19 thoughts on “Antoine Blondin”

  1. I have never left a comment on this Website, but reading your carefully worded thoughts about Antoine Blondin, I couldn’t help but think that, if this truly is a golden age of cycling, then it is being peppered with today’s Blondin in Inner Ring’s words. The thoughtfulness, the ability to convey meaning from cycling into society and vice-versa, the lightness of humour and self-effacing content – all that makes it possible for us, avid cycling readers, to gorge on our sport and so much more, whether it be learning about food and drink as we follow the Tour around France, discovering new roads to ride, books to read or connections to establish between cycling and life writ large.

    It takes a special skill to be able to blend all that and never leave the impression of a bored intellectual or a cycling fan trying to come across as interesting – on the contrary, the impression is of a supremely interesting and interested soul that, luckily for us, loves cycling and shares their passion with us through a myriad of points of view, from scouring teams’ accounting reports to stage previews to book recommendations (and who can forget the ability to read French, Italian, Dutch, Spanish).

    Your tribute to Blondin is wonderfully crafted, but ultimately leaves me with the thought that we are blessed with the golden age of cycling writing.

  2. Nice piece!! I thought of Gianni Brera before Dino Buzzati but so what?

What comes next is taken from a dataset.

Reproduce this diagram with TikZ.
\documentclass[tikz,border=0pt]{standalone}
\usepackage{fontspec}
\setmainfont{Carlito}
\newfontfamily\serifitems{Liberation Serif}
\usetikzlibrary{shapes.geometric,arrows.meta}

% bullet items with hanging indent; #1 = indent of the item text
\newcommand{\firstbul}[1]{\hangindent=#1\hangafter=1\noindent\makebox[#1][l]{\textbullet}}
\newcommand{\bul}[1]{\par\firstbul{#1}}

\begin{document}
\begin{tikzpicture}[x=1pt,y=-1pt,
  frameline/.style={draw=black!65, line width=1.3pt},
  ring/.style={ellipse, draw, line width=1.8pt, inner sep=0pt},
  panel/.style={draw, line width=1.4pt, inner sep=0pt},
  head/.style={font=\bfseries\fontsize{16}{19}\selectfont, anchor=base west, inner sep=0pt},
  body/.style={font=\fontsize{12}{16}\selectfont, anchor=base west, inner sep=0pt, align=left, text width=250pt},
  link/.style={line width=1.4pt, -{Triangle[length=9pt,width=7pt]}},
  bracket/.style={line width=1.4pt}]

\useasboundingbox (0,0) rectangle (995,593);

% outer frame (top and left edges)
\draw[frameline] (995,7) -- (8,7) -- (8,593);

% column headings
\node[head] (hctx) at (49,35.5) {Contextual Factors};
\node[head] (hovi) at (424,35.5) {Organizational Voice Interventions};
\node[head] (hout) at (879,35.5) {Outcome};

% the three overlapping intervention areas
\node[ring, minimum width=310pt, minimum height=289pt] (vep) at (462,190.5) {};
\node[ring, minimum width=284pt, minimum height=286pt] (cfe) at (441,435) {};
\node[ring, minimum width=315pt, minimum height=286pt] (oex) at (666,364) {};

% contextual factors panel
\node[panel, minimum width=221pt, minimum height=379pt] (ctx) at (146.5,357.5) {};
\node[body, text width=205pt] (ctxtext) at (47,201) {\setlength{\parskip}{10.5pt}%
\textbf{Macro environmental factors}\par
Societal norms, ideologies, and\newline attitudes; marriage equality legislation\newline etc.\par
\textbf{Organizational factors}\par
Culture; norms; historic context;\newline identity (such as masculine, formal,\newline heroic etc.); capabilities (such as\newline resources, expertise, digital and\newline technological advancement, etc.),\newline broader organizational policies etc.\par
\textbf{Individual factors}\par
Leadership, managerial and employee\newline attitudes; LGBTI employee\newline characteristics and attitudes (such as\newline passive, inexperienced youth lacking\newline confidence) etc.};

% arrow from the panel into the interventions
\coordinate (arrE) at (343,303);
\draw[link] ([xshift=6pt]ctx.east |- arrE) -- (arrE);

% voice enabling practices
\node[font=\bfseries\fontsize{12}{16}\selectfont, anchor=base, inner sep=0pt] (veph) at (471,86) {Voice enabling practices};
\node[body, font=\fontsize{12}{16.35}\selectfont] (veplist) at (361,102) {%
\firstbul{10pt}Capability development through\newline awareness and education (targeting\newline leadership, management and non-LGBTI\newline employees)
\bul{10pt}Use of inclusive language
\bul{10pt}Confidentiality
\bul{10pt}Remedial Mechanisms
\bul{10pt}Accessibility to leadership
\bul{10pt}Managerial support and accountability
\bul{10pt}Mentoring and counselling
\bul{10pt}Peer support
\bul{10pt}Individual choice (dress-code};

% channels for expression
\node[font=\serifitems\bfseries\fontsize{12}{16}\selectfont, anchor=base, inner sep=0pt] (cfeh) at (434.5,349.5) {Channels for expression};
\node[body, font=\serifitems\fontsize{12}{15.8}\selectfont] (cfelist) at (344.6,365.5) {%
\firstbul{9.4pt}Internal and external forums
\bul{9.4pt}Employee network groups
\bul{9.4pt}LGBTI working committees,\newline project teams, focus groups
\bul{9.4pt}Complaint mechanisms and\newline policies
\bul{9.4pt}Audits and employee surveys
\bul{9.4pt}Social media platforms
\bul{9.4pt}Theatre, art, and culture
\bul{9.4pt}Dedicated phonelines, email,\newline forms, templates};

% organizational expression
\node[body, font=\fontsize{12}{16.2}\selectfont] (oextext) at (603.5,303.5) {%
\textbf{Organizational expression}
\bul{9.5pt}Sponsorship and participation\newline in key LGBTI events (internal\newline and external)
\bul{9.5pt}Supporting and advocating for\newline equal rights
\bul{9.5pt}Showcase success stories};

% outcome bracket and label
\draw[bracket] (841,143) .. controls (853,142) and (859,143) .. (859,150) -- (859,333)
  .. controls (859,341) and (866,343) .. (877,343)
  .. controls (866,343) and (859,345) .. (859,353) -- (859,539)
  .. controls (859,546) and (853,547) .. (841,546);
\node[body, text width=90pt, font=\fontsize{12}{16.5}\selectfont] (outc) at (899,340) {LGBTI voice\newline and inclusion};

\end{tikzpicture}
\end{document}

IMHO part of a golden age is the quality of writing that is produced. Who is producing writing like this today…in any language? In 4+ decades will those of us still around call this period another golden age? I won’t be here but I tend to doubt it, there’s too much science and not enough passion. No modern rider will ever be as colorful as Jacques Anquetil for example. Vive LeTour!

  3. Many more thanks from another long time reader for being a wonderfully erudite, cool-headed, modest and wise companion to my morning coffee again.

  4. First…I can’t imagine even wanting to interview Serge Gainsbourg sans libations.

    Second, like how reading commentary on philosophy deepens are thought and understanding of a work, so too does commentary…and the more deeply seasoned with wit and culture, the better. As with Msr. Vasco, reading this blog on a daily basis during classics and GT’s certainly provides that, and then some.